- Exercise directions
Retype exactly the lines from the first one through the line with "27.7, 28.8, 27.6, 26.45, 26.2, 26.95, 31.95, 31.95, 28.0, 28.0]", including both ends; skip any pictures.
----------------
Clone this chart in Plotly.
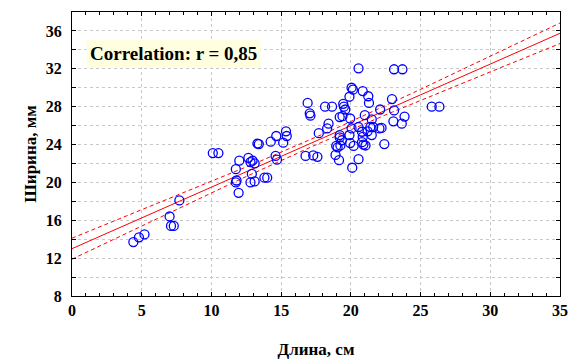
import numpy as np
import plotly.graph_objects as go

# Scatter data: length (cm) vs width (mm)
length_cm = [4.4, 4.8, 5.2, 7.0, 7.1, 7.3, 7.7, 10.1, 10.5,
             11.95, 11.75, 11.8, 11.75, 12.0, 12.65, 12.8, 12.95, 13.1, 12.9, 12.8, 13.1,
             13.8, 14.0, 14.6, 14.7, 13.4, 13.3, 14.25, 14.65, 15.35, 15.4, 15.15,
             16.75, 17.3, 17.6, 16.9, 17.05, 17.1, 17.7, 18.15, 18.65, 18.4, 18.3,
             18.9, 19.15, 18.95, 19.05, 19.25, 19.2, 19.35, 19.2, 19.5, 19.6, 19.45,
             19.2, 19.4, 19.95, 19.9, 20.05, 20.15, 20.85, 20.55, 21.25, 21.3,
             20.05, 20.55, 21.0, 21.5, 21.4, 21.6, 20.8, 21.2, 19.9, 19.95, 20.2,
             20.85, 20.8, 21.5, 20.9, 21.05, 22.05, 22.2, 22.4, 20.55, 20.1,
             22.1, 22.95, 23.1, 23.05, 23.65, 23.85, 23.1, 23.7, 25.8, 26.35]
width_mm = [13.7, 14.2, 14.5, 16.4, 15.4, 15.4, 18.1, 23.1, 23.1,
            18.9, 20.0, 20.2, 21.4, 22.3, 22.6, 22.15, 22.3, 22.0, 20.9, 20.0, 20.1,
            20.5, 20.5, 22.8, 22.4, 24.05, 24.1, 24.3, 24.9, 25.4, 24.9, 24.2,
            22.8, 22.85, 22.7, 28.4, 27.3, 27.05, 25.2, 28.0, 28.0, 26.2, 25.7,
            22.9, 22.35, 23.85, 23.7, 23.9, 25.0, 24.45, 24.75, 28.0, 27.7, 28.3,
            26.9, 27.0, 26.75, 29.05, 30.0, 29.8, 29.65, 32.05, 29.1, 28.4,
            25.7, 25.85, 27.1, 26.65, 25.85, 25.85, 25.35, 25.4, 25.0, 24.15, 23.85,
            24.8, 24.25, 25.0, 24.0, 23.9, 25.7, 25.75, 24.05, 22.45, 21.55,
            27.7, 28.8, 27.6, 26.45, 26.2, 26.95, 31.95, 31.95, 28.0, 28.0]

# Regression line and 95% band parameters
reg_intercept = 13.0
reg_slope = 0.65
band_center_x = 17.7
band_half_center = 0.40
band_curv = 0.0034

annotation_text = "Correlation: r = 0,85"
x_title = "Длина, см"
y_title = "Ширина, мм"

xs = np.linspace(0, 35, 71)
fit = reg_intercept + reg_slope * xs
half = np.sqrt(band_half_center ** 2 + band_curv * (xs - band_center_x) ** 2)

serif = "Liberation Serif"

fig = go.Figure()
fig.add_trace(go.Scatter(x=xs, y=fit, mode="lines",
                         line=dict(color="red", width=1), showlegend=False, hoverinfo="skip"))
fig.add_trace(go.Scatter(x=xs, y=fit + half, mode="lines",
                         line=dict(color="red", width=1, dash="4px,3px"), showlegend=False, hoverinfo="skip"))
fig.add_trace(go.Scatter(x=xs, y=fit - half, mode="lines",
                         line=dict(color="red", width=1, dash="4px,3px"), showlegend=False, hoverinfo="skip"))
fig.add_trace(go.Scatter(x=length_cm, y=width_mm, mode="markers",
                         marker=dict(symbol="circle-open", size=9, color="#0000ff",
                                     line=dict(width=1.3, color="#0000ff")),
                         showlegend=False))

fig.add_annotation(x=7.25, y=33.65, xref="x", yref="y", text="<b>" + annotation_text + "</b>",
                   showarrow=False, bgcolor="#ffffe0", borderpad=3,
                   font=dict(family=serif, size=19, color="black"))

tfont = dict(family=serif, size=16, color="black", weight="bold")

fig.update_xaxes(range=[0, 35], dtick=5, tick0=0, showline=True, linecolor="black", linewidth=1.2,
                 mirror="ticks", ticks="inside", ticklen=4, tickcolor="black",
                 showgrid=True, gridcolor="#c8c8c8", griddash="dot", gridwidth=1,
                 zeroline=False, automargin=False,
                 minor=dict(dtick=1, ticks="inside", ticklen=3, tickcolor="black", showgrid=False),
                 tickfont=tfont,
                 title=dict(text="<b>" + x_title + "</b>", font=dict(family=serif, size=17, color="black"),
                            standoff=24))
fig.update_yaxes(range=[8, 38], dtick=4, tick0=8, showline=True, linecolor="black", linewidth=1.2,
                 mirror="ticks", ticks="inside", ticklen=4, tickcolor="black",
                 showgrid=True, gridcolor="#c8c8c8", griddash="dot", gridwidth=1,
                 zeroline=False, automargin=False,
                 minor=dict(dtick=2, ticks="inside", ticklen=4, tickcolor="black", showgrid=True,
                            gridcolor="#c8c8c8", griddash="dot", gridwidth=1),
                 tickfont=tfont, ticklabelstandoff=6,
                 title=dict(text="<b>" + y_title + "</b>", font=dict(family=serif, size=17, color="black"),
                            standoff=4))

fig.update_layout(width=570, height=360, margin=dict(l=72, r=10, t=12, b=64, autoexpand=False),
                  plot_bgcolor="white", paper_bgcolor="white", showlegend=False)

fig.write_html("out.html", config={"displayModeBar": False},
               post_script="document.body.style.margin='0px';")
----------------
- Answer to the problem
Clone this chart in Plotly.
import numpy as np
import plotly.graph_objects as go

# Scatter data: length (cm) vs width (mm)
length_cm = [4.4, 4.8, 5.2, 7.0, 7.1, 7.3, 7.7, 10.1, 10.5,
             11.95, 11.75, 11.8, 11.75, 12.0, 12.65, 12.8, 12.95, 13.1, 12.9, 12.8, 13.1,
             13.8, 14.0, 14.6, 14.7, 13.4, 13.3, 14.25, 14.65, 15.35, 15.4, 15.15,
             16.75, 17.3, 17.6, 16.9, 17.05, 17.1, 17.7, 18.15, 18.65, 18.4, 18.3,
             18.9, 19.15, 18.95, 19.05, 19.25, 19.2, 19.35, 19.2, 19.5, 19.6, 19.45,
             19.2, 19.4, 19.95, 19.9, 20.05, 20.15, 20.85, 20.55, 21.25, 21.3,
             20.05, 20.55, 21.0, 21.5, 21.4, 21.6, 20.8, 21.2, 19.9, 19.95, 20.2,
             20.85, 20.8, 21.5, 20.9, 21.05, 22.05, 22.2, 22.4, 20.55, 20.1,
             22.1, 22.95, 23.1, 23.05, 23.65, 23.85, 23.1, 23.7, 25.8, 26.35]
width_mm = [13.7, 14.2, 14.5, 16.4, 15.4, 15.4, 18.1, 23.1, 23.1,
            18.9, 20.0, 20.2, 21.4, 22.3, 22.6, 22.15, 22.3, 22.0, 20.9, 20.0, 20.1,
            20.5, 20.5, 22.8, 22.4, 24.05, 24.1, 24.3, 24.9, 25.4, 24.9, 24.2,
            22.8, 22.85, 22.7, 28.4, 27.3, 27.05, 25.2, 28.0, 28.0, 26.2, 25.7,
            22.9, 22.35, 23.85, 23.7, 23.9, 25.0, 24.45, 24.75, 28.0, 27.7, 28.3,
            26.9, 27.0, 26.75, 29.05, 30.0, 29.8, 29.65, 32.05, 29.1, 28.4,
            25.7, 25.85, 27.1, 26.65, 25.85, 25.85, 25.35, 25.4, 25.0, 24.15, 23.85,
            24.8, 24.25, 25.0, 24.0, 23.9, 25.7, 25.75, 24.05, 22.45, 21.55,
            27.7, 28.8, 27.6, 26.45, 26.2, 26.95, 31.95, 31.95, 28.0, 28.0]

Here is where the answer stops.